— BEGIN RECORDED INFORMATION —

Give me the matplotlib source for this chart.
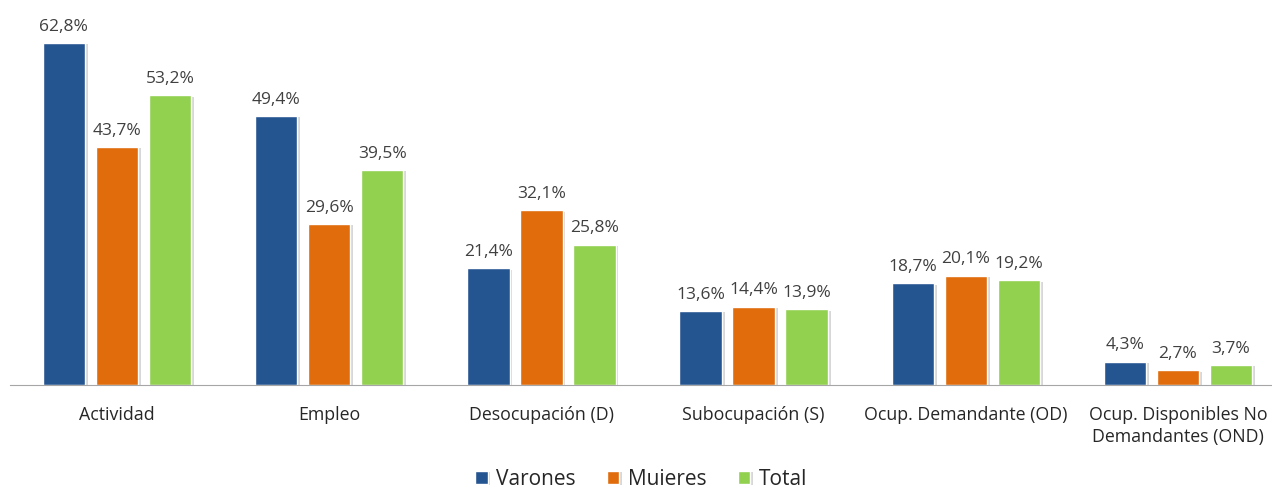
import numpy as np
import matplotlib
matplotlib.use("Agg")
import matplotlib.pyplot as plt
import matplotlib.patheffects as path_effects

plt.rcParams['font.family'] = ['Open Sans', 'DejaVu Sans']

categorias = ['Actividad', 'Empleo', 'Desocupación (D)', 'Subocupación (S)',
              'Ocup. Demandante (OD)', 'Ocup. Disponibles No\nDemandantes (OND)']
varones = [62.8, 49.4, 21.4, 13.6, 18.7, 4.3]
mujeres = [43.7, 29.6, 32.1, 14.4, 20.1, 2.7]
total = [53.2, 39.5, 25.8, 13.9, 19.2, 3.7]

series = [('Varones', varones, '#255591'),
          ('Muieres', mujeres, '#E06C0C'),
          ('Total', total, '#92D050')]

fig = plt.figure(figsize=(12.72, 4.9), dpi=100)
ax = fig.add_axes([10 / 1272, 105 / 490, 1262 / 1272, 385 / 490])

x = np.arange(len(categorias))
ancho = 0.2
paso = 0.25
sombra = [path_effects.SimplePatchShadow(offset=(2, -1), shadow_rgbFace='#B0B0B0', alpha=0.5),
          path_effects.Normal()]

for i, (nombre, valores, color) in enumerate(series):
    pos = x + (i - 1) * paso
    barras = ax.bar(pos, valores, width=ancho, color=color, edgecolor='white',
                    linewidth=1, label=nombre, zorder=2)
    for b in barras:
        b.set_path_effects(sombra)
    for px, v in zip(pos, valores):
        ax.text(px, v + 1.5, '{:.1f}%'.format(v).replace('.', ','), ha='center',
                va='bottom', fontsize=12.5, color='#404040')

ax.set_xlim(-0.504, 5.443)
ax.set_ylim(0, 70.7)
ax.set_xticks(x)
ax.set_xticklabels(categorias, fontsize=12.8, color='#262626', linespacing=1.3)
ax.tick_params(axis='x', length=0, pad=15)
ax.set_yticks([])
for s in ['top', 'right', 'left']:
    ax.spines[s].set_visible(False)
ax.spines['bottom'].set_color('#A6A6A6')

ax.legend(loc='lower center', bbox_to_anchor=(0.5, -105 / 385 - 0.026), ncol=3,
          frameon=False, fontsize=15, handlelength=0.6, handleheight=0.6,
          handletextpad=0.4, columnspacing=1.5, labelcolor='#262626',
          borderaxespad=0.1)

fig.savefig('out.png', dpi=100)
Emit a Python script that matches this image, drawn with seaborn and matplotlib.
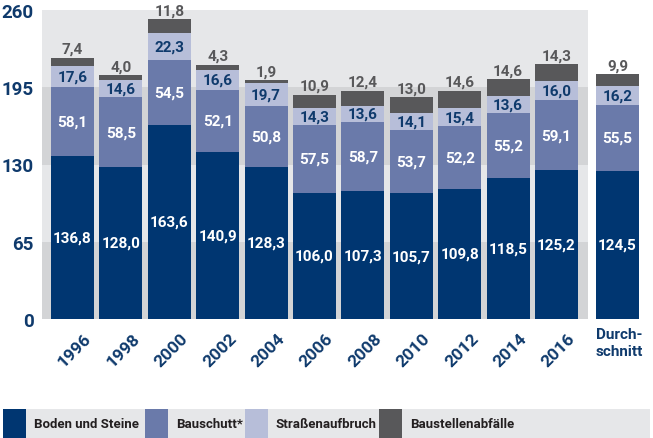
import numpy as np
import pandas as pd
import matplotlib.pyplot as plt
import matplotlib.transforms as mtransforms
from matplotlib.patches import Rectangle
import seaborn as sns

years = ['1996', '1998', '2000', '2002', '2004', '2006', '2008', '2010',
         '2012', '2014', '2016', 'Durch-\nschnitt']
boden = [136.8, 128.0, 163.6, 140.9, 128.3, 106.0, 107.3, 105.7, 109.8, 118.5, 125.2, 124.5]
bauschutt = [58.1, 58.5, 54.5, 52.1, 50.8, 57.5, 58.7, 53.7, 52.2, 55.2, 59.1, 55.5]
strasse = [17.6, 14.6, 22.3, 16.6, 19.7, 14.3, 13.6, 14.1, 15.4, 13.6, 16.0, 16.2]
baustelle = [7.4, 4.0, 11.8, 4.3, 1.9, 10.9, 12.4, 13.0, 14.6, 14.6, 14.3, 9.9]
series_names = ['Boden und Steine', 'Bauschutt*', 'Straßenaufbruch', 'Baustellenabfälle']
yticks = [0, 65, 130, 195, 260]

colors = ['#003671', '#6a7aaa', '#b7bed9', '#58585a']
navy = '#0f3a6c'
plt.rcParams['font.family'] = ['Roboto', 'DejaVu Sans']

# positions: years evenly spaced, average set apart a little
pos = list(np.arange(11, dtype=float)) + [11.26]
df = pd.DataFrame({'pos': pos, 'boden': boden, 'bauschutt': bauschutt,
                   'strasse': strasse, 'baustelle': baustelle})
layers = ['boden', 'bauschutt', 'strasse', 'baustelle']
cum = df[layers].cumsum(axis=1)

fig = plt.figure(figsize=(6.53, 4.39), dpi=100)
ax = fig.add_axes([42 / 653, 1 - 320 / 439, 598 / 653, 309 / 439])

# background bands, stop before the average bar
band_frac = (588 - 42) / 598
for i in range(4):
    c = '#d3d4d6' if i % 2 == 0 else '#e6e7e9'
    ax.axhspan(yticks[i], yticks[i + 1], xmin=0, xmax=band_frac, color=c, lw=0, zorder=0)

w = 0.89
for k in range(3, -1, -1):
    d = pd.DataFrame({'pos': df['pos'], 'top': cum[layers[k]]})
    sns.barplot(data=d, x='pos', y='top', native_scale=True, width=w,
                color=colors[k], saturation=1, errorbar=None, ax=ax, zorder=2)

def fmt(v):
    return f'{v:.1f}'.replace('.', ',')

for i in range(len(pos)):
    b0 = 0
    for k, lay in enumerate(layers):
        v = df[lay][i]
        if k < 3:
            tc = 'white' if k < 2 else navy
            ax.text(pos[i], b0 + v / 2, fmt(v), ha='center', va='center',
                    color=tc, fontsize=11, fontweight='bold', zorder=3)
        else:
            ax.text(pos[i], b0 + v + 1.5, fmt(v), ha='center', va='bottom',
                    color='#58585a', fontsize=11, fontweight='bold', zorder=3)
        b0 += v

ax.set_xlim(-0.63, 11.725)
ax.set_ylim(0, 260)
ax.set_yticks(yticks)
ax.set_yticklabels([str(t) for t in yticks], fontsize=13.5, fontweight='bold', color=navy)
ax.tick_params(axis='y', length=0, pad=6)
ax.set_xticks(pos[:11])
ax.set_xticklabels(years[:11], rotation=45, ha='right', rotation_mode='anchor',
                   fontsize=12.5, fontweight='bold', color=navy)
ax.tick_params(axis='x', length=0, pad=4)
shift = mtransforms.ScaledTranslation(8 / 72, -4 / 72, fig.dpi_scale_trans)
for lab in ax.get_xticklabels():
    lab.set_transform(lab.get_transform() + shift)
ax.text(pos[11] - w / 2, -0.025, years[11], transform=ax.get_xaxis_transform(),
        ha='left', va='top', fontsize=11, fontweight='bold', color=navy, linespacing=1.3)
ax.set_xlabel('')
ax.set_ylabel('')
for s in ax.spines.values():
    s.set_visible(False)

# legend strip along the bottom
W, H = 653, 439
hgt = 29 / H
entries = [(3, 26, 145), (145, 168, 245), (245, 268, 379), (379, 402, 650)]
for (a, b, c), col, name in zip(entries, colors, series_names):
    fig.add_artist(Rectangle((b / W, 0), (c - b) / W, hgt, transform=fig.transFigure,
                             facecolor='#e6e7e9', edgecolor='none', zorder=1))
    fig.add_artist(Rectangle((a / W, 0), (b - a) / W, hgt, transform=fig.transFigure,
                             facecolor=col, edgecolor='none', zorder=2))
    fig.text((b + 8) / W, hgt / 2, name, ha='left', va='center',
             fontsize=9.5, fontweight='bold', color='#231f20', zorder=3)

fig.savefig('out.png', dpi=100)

— END RECORDED INFORMATION —

## STATED TASK
Nothing in the entries should change as you copy them, except that the pictures are left out.

## ANSWER TO THE PROBLEM
Give me the matplotlib source for this chart.
import numpy as np
import matplotlib
matplotlib.use("Agg")
import matplotlib.pyplot as plt
import matplotlib.patheffects as path_effects

plt.rcParams['font.family'] = ['Open Sans', 'DejaVu Sans']

categorias = ['Actividad', 'Empleo', 'Desocupación (D)', 'Subocupación (S)',
              'Ocup. Demandante (OD)', 'Ocup. Disponibles No\nDemandantes (OND)']
varones = [62.8, 49.4, 21.4, 13.6, 18.7, 4.3]
mujeres = [43.7, 29.6, 32.1, 14.4, 20.1, 2.7]
total = [53.2, 39.5, 25.8, 13.9, 19.2, 3.7]

series = [('Varones', varones, '#255591'),
          ('Muieres', mujeres, '#E06C0C'),
          ('Total', total, '#92D050')]

fig = plt.figure(figsize=(12.72, 4.9), dpi=100)
ax = fig.add_axes([10 / 1272, 105 / 490, 1262 / 1272, 385 / 490])

x = np.arange(len(categorias))
ancho = 0.2
paso = 0.25
sombra = [path_effects.SimplePatchShadow(offset=(2, -1), shadow_rgbFace='#B0B0B0', alpha=0.5),
          path_effects.Normal()]

for i, (nombre, valores, color) in enumerate(series):
    pos = x + (i - 1) * paso
    barras = ax.bar(pos, valores, width=ancho, color=color, edgecolor='white',
                    linewidth=1, label=nombre, zorder=2)
    for b in barras:
        b.set_path_effects(sombra)
    for px, v in zip(pos, valores):
        ax.text(px, v + 1.5, '{:.1f}%'.format(v).replace('.', ','), ha='center',
                va='bottom', fontsize=12.5, color='#404040')

ax.set_xlim(-0.504, 5.443)
ax.set_ylim(0, 70.7)
ax.set_xticks(x)
ax.set_xticklabels(categorias, fontsize=12.8, color='#262626', linespacing=1.3)
ax.tick_params(axis='x', length=0, pad=15)
ax.set_yticks([])
for s in ['top', 'right', 'left']:
    ax.spines[s].set_visible(False)
ax.spines['bottom'].set_color('#A6A6A6')

ax.legend(loc='lower center', bbox_to_anchor=(0.5, -105 / 385 - 0.026), ncol=3,
          frameon=False, fontsize=15, handlelength=0.6, handleheight=0.6,
          handletextpad=0.4, columnspacing=1.5, labelcolor='#262626',
          borderaxespad=0.1)

fig.savefig('out.png', dpi=100)
Emit a Python script that matches this image, drawn with seaborn and matplotlib.
import numpy as np
import pandas as pd
import matplotlib.pyplot as plt
import matplotlib.transforms as mtransforms
from matplotlib.patches import Rectangle
import seaborn as sns

years = ['1996', '1998', '2000', '2002', '2004', '2006', '2008', '2010',
         '2012', '2014', '2016', 'Durch-\nschnitt']
boden = [136.8, 128.0, 163.6, 140.9, 128.3, 106.0, 107.3, 105.7, 109.8, 118.5, 125.2, 124.5]
bauschutt = [58.1, 58.5, 54.5, 52.1, 50.8, 57.5, 58.7, 53.7, 52.2, 55.2, 59.1, 55.5]
strasse = [17.6, 14.6, 22.3, 16.6, 19.7, 14.3, 13.6, 14.1, 15.4, 13.6, 16.0, 16.2]
baustelle = [7.4, 4.0, 11.8, 4.3, 1.9, 10.9, 12.4, 13.0, 14.6, 14.6, 14.3, 9.9]
series_names = ['Boden und Steine', 'Bauschutt*', 'Straßenaufbruch', 'Baustellenabfälle']
yticks = [0, 65, 130, 195, 260]

colors = ['#003671', '#6a7aaa', '#b7bed9', '#58585a']
navy = '#0f3a6c'
plt.rcParams['font.family'] = ['Roboto', 'DejaVu Sans']

# positions: years evenly spaced, average set apart a little
pos = list(np.arange(11, dtype=float)) + [11.26]
df = pd.DataFrame({'pos': pos, 'boden': boden, 'bauschutt': bauschutt,
                   'strasse': strasse, 'baustelle': baustelle})
layers = ['boden', 'bauschutt', 'strasse', 'baustelle']
cum = df[layers].cumsum(axis=1)

fig = plt.figure(figsize=(6.53, 4.39), dpi=100)
ax = fig.add_axes([42 / 653, 1 - 320 / 439, 598 / 653, 309 / 439])

# background bands, stop before the average bar
band_frac = (588 - 42) / 598
for i in range(4):
    c = '#d3d4d6' if i % 2 == 0 else '#e6e7e9'
    ax.axhspan(yticks[i], yticks[i + 1], xmin=0, xmax=band_frac, color=c, lw=0, zorder=0)

w = 0.89
for k in range(3, -1, -1):
    d = pd.DataFrame({'pos': df['pos'], 'top': cum[layers[k]]})
    sns.barplot(data=d, x='pos', y='top', native_scale=True, width=w,
                color=colors[k], saturation=1, errorbar=None, ax=ax, zorder=2)

def fmt(v):
    return f'{v:.1f}'.replace('.', ',')

for i in range(len(pos)):
    b0 = 0
    for k, lay in enumerate(layers):
        v = df[lay][i]
        if k < 3:
            tc = 'white' if k < 2 else navy
            ax.text(pos[i], b0 + v / 2, fmt(v), ha='center', va='center',
                    color=tc, fontsize=11, fontweight='bold', zorder=3)
        else:
            ax.text(pos[i], b0 + v + 1.5, fmt(v), ha='center', va='bottom',
                    color='#58585a', fontsize=11, fontweight='bold', zorder=3)
        b0 += v

ax.set_xlim(-0.63, 11.725)
ax.set_ylim(0, 260)
ax.set_yticks(yticks)
ax.set_yticklabels([str(t) for t in yticks], fontsize=13.5, fontweight='bold', color=navy)
ax.tick_params(axis='y', length=0, pad=6)
ax.set_xticks(pos[:11])
ax.set_xticklabels(years[:11], rotation=45, ha='right', rotation_mode='anchor',
                   fontsize=12.5, fontweight='bold', color=navy)
ax.tick_params(axis='x', length=0, pad=4)
shift = mtransforms.ScaledTranslation(8 / 72, -4 / 72, fig.dpi_scale_trans)
for lab in ax.get_xticklabels():
    lab.set_transform(lab.get_transform() + shift)
ax.text(pos[11] - w / 2, -0.025, years[11], transform=ax.get_xaxis_transform(),
        ha='left', va='top', fontsize=11, fontweight='bold', color=navy, linespacing=1.3)
ax.set_xlabel('')
ax.set_ylabel('')
for s in ax.spines.values():
    s.set_visible(False)

# legend strip along the bottom
W, H = 653, 439
hgt = 29 / H
entries = [(3, 26, 145), (145, 168, 245), (245, 268, 379), (379, 402, 650)]
for (a, b, c), col, name in zip(entries, colors, series_names):
    fig.add_artist(Rectangle((b / W, 0), (c - b) / W, hgt, transform=fig.transFigure,
                             facecolor='#e6e7e9', edgecolor='none', zorder=1))
    fig.add_artist(Rectangle((a / W, 0), (b - a) / W, hgt, transform=fig.transFigure,
                             facecolor=col, edgecolor='none', zorder=2))
    fig.text((b + 8) / W, hgt / 2, name, ha='left', va='center',
             fontsize=9.5, fontweight='bold', color='#231f20', zorder=3)

fig.savefig('out.png', dpi=100)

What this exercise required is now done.